Exercise objective
Copy out the listing that follows exactly, dropping every picture.

Raw data
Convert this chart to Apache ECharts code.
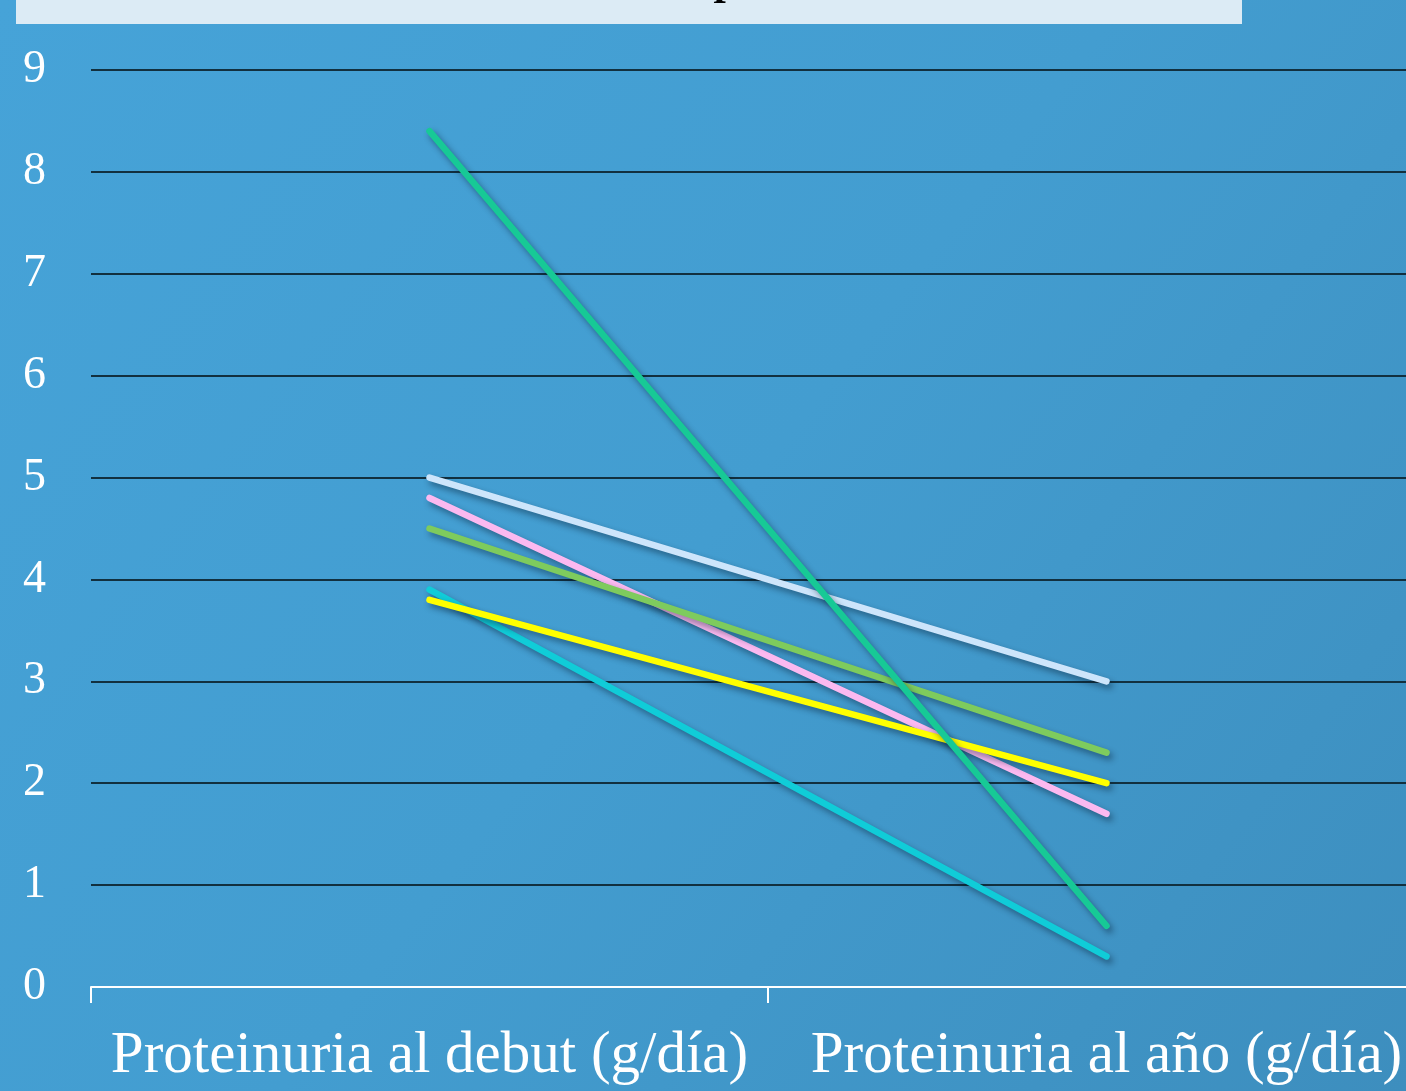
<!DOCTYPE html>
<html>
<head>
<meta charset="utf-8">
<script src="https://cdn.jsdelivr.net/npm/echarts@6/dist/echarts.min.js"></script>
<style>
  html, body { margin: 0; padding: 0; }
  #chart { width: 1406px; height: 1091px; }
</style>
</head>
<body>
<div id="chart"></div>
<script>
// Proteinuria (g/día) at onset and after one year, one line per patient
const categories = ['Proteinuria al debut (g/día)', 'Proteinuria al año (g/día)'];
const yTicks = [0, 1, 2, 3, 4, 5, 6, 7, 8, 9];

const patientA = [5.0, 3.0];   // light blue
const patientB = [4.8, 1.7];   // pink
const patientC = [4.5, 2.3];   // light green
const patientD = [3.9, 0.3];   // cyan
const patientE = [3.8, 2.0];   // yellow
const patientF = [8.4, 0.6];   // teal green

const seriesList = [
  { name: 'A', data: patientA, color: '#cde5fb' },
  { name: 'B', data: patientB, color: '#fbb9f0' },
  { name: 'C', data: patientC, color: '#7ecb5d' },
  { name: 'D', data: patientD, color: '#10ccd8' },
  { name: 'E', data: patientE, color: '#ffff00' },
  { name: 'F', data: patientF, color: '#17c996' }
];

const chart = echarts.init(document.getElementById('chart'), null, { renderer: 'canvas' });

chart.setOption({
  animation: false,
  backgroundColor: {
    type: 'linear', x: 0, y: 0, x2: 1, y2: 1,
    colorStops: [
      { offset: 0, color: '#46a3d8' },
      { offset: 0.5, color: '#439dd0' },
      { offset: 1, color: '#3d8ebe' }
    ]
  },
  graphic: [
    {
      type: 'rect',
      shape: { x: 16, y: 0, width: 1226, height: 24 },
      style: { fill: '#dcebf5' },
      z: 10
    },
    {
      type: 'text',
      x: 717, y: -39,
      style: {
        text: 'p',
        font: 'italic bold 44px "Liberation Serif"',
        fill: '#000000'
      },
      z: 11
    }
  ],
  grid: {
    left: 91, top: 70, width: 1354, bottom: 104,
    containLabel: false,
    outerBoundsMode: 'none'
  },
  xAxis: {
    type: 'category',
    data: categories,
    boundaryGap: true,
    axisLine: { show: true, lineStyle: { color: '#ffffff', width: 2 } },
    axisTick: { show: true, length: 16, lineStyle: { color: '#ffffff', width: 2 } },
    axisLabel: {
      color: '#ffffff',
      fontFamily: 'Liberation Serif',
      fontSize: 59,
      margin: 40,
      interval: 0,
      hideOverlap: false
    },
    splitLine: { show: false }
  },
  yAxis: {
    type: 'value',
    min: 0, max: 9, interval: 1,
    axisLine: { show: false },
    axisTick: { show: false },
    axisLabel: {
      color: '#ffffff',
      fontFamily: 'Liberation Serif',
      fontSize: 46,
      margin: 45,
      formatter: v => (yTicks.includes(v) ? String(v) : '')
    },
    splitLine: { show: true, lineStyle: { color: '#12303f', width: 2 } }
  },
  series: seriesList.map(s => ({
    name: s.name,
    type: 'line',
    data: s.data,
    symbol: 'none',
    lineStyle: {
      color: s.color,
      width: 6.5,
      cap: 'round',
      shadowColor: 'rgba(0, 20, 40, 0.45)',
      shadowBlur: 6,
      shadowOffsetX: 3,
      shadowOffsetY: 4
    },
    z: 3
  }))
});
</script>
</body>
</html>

Task response
Convert this chart to Apache ECharts code.
<!DOCTYPE html>
<html>
<head>
<meta charset="utf-8">
<script src="https://cdn.jsdelivr.net/npm/echarts@6/dist/echarts.min.js"></script>
<style>
  html, body { margin: 0; padding: 0; }
  #chart { width: 1406px; height: 1091px; }
</style>
</head>
<body>
<div id="chart"></div>
<script>
// Proteinuria (g/día) at onset and after one year, one line per patient
const categories = ['Proteinuria al debut (g/día)', 'Proteinuria al año (g/día)'];
const yTicks = [0, 1, 2, 3, 4, 5, 6, 7, 8, 9];

const patientA = [5.0, 3.0];   // light blue
const patientB = [4.8, 1.7];   // pink
const patientC = [4.5, 2.3];   // light green
const patientD = [3.9, 0.3];   // cyan
const patientE = [3.8, 2.0];   // yellow
const patientF = [8.4, 0.6];   // teal green

const seriesList = [
  { name: 'A', data: patientA, color: '#cde5fb' },
  { name: 'B', data: patientB, color: '#fbb9f0' },
  { name: 'C', data: patientC, color: '#7ecb5d' },
  { name: 'D', data: patientD, color: '#10ccd8' },
  { name: 'E', data: patientE, color: '#ffff00' },
  { name: 'F', data: patientF, color: '#17c996' }
];

const chart = echarts.init(document.getElementById('chart'), null, { renderer: 'canvas' });

chart.setOption({
  animation: false,
  backgroundColor: {
    type: 'linear', x: 0, y: 0, x2: 1, y2: 1,
    colorStops: [
      { offset: 0, color: '#46a3d8' },
      { offset: 0.5, color: '#439dd0' },
      { offset: 1, color: '#3d8ebe' }
    ]
  },
  graphic: [
    {
      type: 'rect',
      shape: { x: 16, y: 0, width: 1226, height: 24 },
      style: { fill: '#dcebf5' },
      z: 10
    },
    {
      type: 'text',
      x: 717, y: -39,
      style: {
        text: 'p',
        font: 'italic bold 44px "Liberation Serif"',
        fill: '#000000'
      },
      z: 11
    }
  ],
  grid: {
    left: 91, top: 70, width: 1354, bottom: 104,
    containLabel: false,
    outerBoundsMode: 'none'
  },
  xAxis: {
    type: 'category',
    data: categories,
    boundaryGap: true,
    axisLine: { show: true, lineStyle: { color: '#ffffff', width: 2 } },
    axisTick: { show: true, length: 16, lineStyle: { color: '#ffffff', width: 2 } },
    axisLabel: {
      color: '#ffffff',
      fontFamily: 'Liberation Serif',
      fontSize: 59,
      margin: 40,
      interval: 0,
      hideOverlap: false
    },
    splitLine: { show: false }
  },
  yAxis: {
    type: 'value',
    min: 0, max: 9, interval: 1,
    axisLine: { show: false },
    axisTick: { show: false },
    axisLabel: {
      color: '#ffffff',
      fontFamily: 'Liberation Serif',
      fontSize: 46,
      margin: 45,
      formatter: v => (yTicks.includes(v) ? String(v) : '')
    },
    splitLine: { show: true, lineStyle: { color: '#12303f', width: 2 } }
  },
  series: seriesList.map(s => ({
    name: s.name,
    type: 'line',
    data: s.data,
    symbol: 'none',
    lineStyle: {
      color: s.color,
      width: 6.5,
      cap: 'round',
      shadowColor: 'rgba(0, 20, 40, 0.45)',
      shadowBlur: 6,
      shadowOffsetX: 3,
      shadowOffsetY: 4
    },
    z: 3
  }))
});
</script>
</body>
</html>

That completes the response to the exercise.